State Sen. Judy Robson and state Rep. DuWayne Johnsrud have introduced a bill in the Legislature that would end mandatory overtime, which healthcare workers say is dangerous to patients' health.

"When someone is exhausted and distracted because of having to work 12 or 16 hours with very difficult patients, the quality of care is jeopardized," said Robson, a nurse.

Rep. Johnsrud said hospitals are forcing overtime at "alarming rates" in Wisconsin. The long hours-including double shifts of 16 hours or more-can impair a nurse's judgment, he said. "I am deeply concerned about patient safety," added Johnsrud, whose wife is a nurse. "When people who are impaired are forced to save lives, something has to give."

The legislation would prohibit any healthcare facility from requiring a direct-care, clinical or laboratory employee to work more than 40 hours per week without the consent of the worker. The bill also would prohibit an employer from discharging or discriminating against a healthcare worker who refuses to work overtime.

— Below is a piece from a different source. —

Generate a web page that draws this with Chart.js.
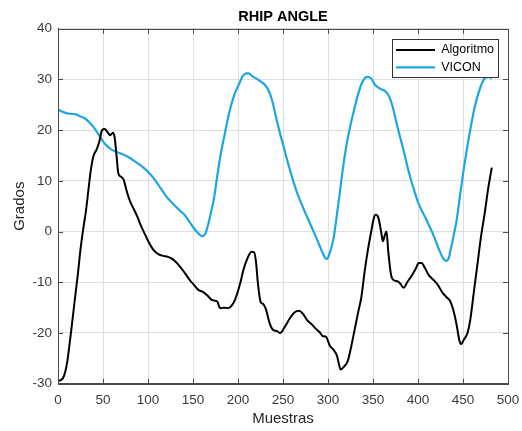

An April 2001 survey of nurses conducted by Healthwire found that 75 percent of those surveyed reported that they regularly worked overtime. Of those, half (49 percent) said they had been forced to work overtime. And a third (32 percent) of those who worked overtime said that although they were not mandated to work additional hours, they felt the overtime was involuntary in that they had no choice but to stay. More than a third of the Healthwire respondents (34.8 percent) said they had been "threatened with or accused of patient abandonment" for refusing to work overtime.

Six states have passed laws banning mandatory overtime, and a ban is being considered in 17 states.